À Los Angeles, «rien n’a changé» depuis Rodney King

 

Une fois encore à Los Angeles, les troubles ont été provoqués par des violences policières commises contre la minorité noire. Et comme pour Rodney King à Los Angeles, la mort de George Floyd, asphyxié sous le genou d’un policier blanc à Minneapolis a été filmée par un témoin. «C’est triste, mais de bien des façons, rien n’a changé hormis l’année», résume Jody David Armour, professeur de droit à l’université de Californie-du Sud (USC), interrogé par l’AFP.

«La brutalité policière à l’encontre des Américains noirs est omniprésente et persistante, ce qui déclenche des manifestations de masse», dit-il, égrenant une longue liste de précédents à travers le pays.

De l’ancien basketteur vedette Kareem Abdul-Jabbar aux anonymes descendus dans les rues de Los Angeles pour réclamer justice, beaucoup disent la même chose: la mort de Floyd n’aura été que le énième révélateur de siècles d’injustices raciales.

«Nous sommes fatigués»

«1992 ne signifie rien. Nous nous battons pour les 500 dernières années du peuple afro-américain», lâche, la voix tremblante de colère, Jessica Hubbert, manifestante rencontrée par l’AFP à Hollywood. «C’est pour nos ancêtres, pour chaque personne victime des Blancs, de la police […] C’est pour cela que nous sommes dehors. Nous sommes fatigués. Nous en avons assez. Ils continuent de nous tuer», lance cette femme noire âgée de 30 ans.

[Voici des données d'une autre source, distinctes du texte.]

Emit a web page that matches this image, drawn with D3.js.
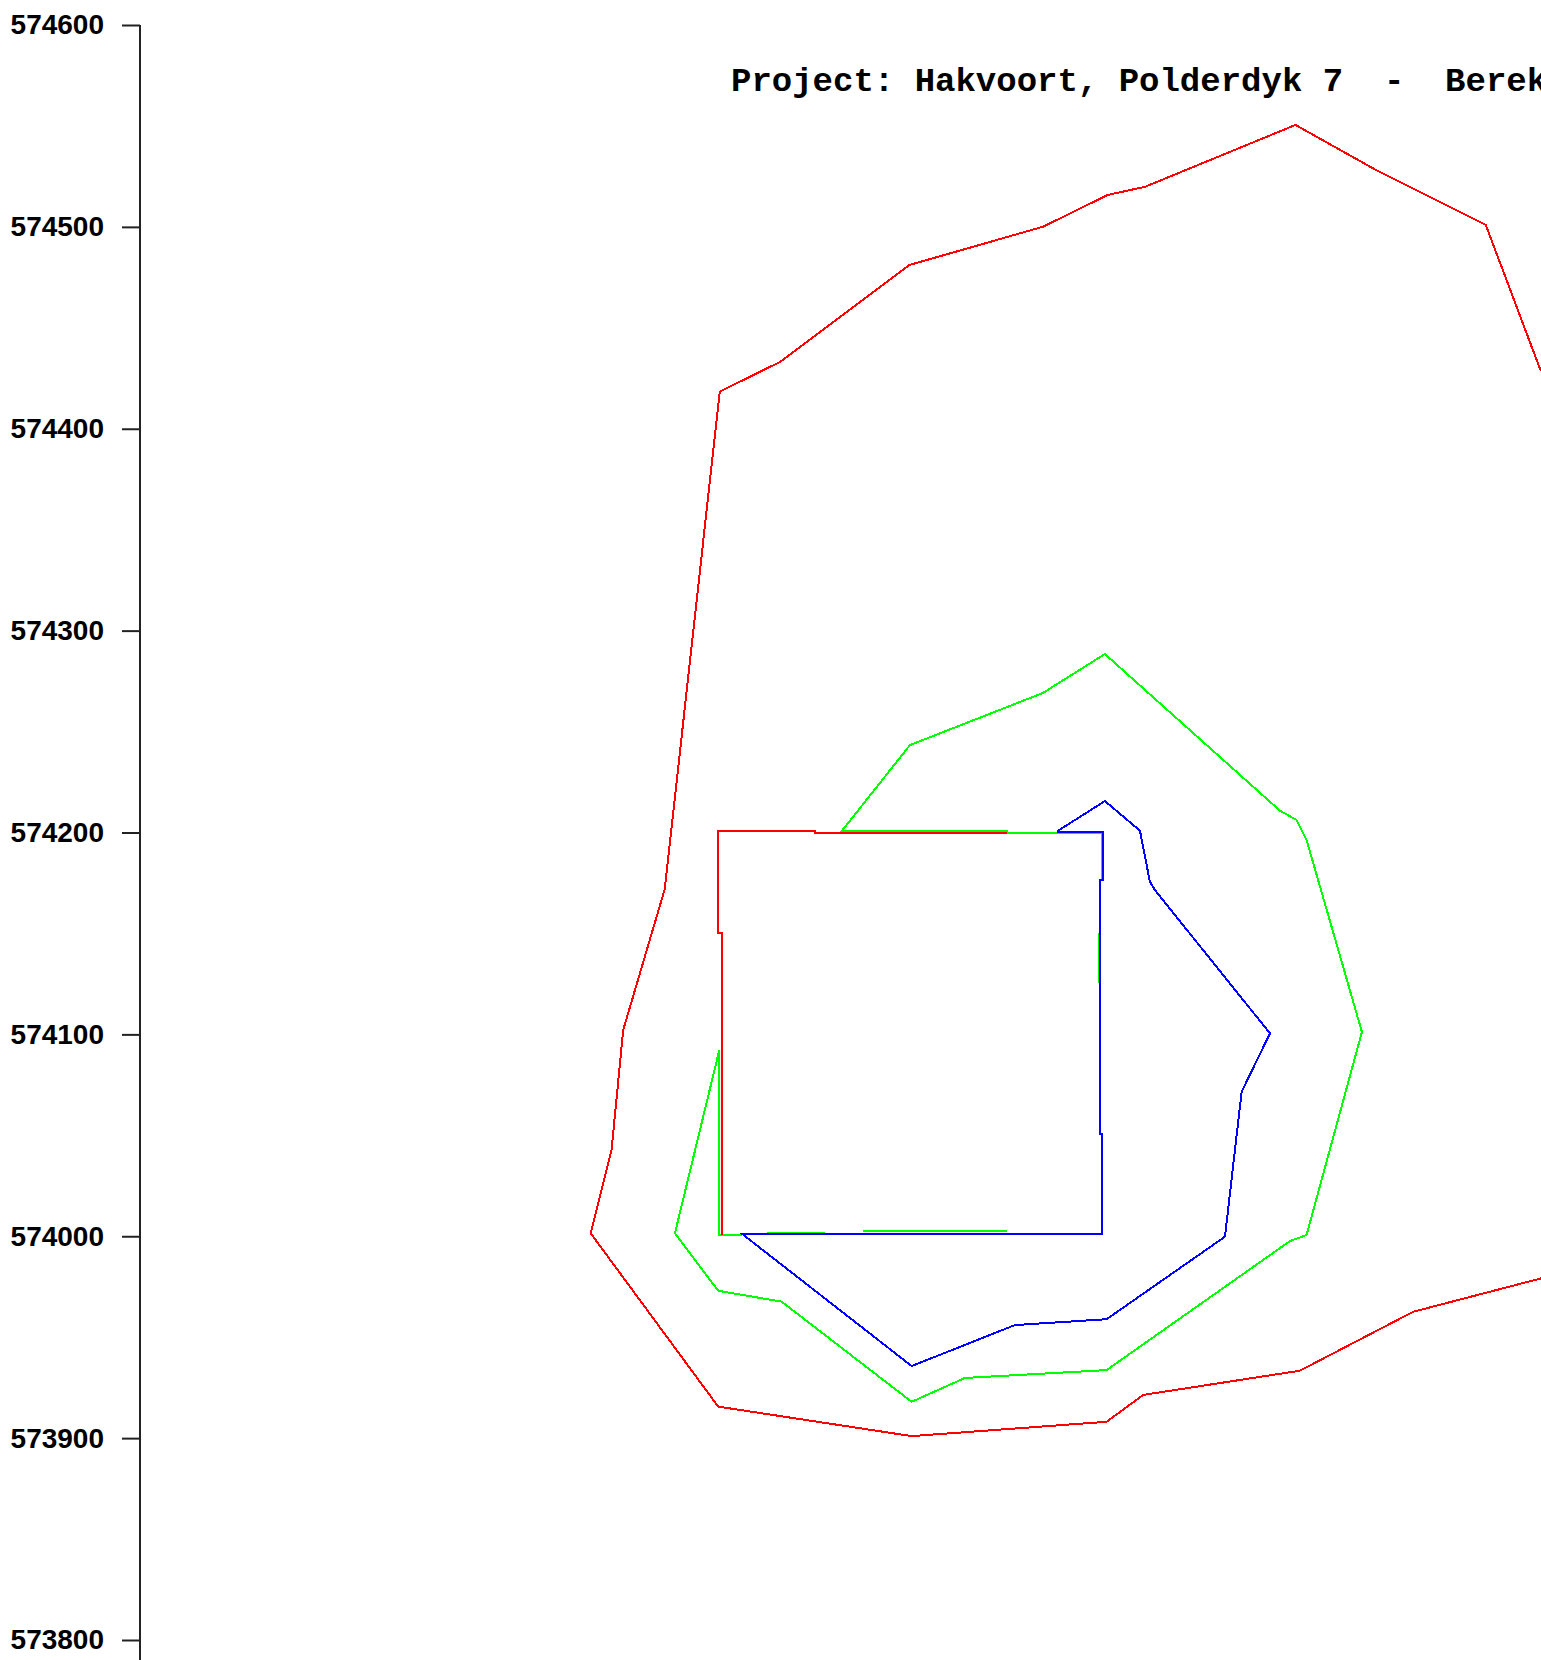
<!DOCTYPE html>
<html>
<head>
<meta charset="utf-8">
<script src="https://cdn.jsdelivr.net/npm/d3@7"></script>
<style>
  html, body { margin: 0; padding: 0; background: #fff; overflow: hidden; }
  svg { display: block; }
</style>
</head>
<body>
<div id="chart"></div>
<script>
// ---- data ----
const titleText = "Project: Hakvoort, Polderdyk 7  -  Berekening";
const yTicks = [574600, 574500, 574400, 574300, 574200, 574100, 574000, 573900, 573800];
const xDomain = [-302.3, 429.2];
const yDomain = [573800, 574600];

// red contour (outer)
const redLines = [
  [[429.1,574428.6],[400.4,574500.9],[343.0,574528.2],[301.0,574550.5],[222.6,574519.9],[202.9,574515.8],
   [169.3,574500.1],[99.3,574481.1],[32.1,574433.2],[0.4,574418.4],[-28.3,574172.0],[-50.0,574102.2],
   [-56.1,574042.7],[-67.0,574001.5],[-0.4,573915.6],[100.6,573901.0],[202.4,573908.1],[221.5,573921.4],
   [303.3,573933.4],[362.5,573962.6],[429.1,573979.1]],
  [[150.2,574199.6],[50.1,574199.6],[50.1,574200.7],[-0.4,574200.7],[-0.4,574150.2],[1.4,574150.2],[1.4,574000.6]]
];

// green contour (middle)
const greenLines = [
  [[199.8,574176.5],[199.8,574199.6],[150.2,574199.6],[150.2,574200.7],[64.1,574200.7],[99.7,574243.3],
   [169.1,574269.1],[201.5,574288.4],[292.9,574210.8],[301.6,574206.2],[306.8,574196.3],[335.7,574101.2],
   [306.8,574000.6],[298.1,573997.6],[202.4,573933.7],[128.4,573929.8],[100.6,573918.0],[32.7,573967.6],
   [-0.4,573973.0],[-23.0,574001.5],[0.2,574092.3],[0.2,574000.6],[11.9,574000.6]],
  [[198.5,574150.2],[198.5,574125.4]],
  [[24.9,574001.8],[55.3,574001.8]],
  [[75.3,574002.7],[150.2,574002.7]]
];

// blue contour (inner)
const blueLines = [
  [[176.3,574200.4],[201.5,574215.6],[219.8,574200.9],[225.0,574175.6],[227.6,574171.5],[287.7,574100.5],
   [272.9,574071.6],[264.2,573999.8],[202.4,573958.9],[154.5,573956.0],[100.6,573935.7],[11.9,574001.3],
   [199.9,574001.3],[199.9,574050.6],[199.2,574050.6],[199.2,574176.5],[200.7,574176.5],[200.7,574200.4],
   [176.3,574200.4]]
];

const seriesColors = { red: "#ff0000", green: "#00ff00", blue: "#0000ff" };

// ---- drawing ----
const W = 1541, H = 1660;
const svg = d3.select("#chart").append("svg").attr("width", W).attr("height", H);

const x = d3.scaleLinear().domain(xDomain).range([140, 1541]);
const y = d3.scaleLinear().domain(yDomain).range([1640, 25]);

const line = d3.line().x(d => x(d[0])).y(d => y(d[1]));

function drawSeries(lines, color) {
  svg.append("g")
    .selectAll("path")
    .data(lines)
    .join("path")
    .attr("d", line)
    .attr("fill", "none")
    .attr("stroke", color)
    .attr("stroke-width", 2)
    .attr("shape-rendering", "crispEdges");
}
drawSeries(greenLines, seriesColors.green);
drawSeries(blueLines, seriesColors.blue);
drawSeries(redLines, seriesColors.red);

// y axis
const axis = d3.axisLeft(y)
  .tickValues(yTicks)
  .tickFormat(d3.format("d"))
  .tickSize(18)
  .tickSizeOuter(0)
  .tickPadding(18);

const gAxis = svg.append("g").attr("transform", "translate(140,0)").call(axis);
gAxis.select(".domain").remove();
gAxis.append("line")
  .attr("x1", 0).attr("x2", 0)
  .attr("y1", y(574600)).attr("y2", H)
  .attr("stroke", "#222").attr("stroke-width", 2);
gAxis.selectAll(".tick line").attr("stroke", "#222").attr("stroke-width", 2);
gAxis.selectAll(".tick text")
  .attr("fill", "#000")
  .style("font-family", "'Liberation Sans', Arial, sans-serif")
  .style("font-size", "28px")
  .style("font-weight", "bold");

// title
svg.append("text")
  .attr("x", 731)
  .attr("y", 91)
  .attr("fill", "#000")
  .style("font-family", "'Liberation Mono', 'Courier New', monospace")
  .style("font-size", "34px")
  .style("font-weight", "bold")
  .style("white-space", "pre")
  .text(titleText);
</script>
</body>
</html>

Experts et militants relèvent toutefois un changement notable en 2020: les manifestations débordent largement les seules populations noires et leurs quartiers. Ils sont aussi bien mieux organisés grâce à l’émergence du mouvement Black Lives Matter.

«On est déjà passé par là… les gens savent ce qu’est le stress des émeutes, ce que cela fait de détruire son propre quartier», explique à l’AFP John Jones III, responsable associatif dans le Watts, zone populaire et majoritairement noire du sud de Los Angeles.

Acteurs extérieurs

Alors que Rodney King avait été victime de la police de la ville, la mort de George Floyd est survenue à Minneapolis, ce qui rend le drame un peu moins personnel pour les habitants de Watts, estime-t-il.

«Mais cela fait tout aussi mal», souligne M. Jones, et cela n’empêche pas de nombreux jeunes du voisinage d’aller exprimer leur colère ailleurs, jusque dans des zones touristiques et huppées comme Beverly Hills et Santa Monica. Ils y ont retrouvé des manifestants qui ne sont ni noirs ni pauvres, mais tout aussi excédés par les discriminations raciales et les violences policières.

«Maintenant, on voit des acteurs extérieurs qui ne ressemblent pas aux victimes de ces meurtres; des militants blancs qui débarquent, qui cassent et vandalisent», relève Allissa Richardson, qui enseigne le journalisme à l’USC et a écrit un livre consacré au «journalisme smartphone» pratiqué par les militants noirs sur les réseaux sociaux.

Un signe d’espoir

«Avant, on aurait juste vu des gens de couleur faisant des dégâts dans leurs propres communautés, comme pour les émeutes de Watts ou celles pour Rodney King», estime-t-elle.

Pour Jody David Armour, la colère dépasse le seul cadre des violences policières. Inégalités sociales, économiques, sanitaires… «Partout où vous regardez, ce sont des Américains noirs qui sont au fond du trou. De plus en plus de citoyens blancs sortent du déni à ce sujet», dit Jody David Armour, qui y voit «un signe d’espoir».

«Je pense que bon nombre de ces jeunes gens commencent à dire qu’il y a un problème. Qu’en tant qu’Américains, ils ne se sentent pas prêts à faire partie d’un système qui maintient son genou sur le cou de l’Amérique noire», affirme-t-il.

Pour Jessica Hubert, les mouvements de protestation actuels sont aussi un moyen de construire l’avenir, «mon avenir». «Je veux pouvoir être sûre que j’aurai des enfants et qu’ils seront en sécurité».

Dernière différence appréciable par rapport aux décennies précédentes: les émeutes de 1965 et 1992 avaient fait des dizaines de morts, alors qu’aucune victime n’a pour l’instant été déplorée à Los Angeles.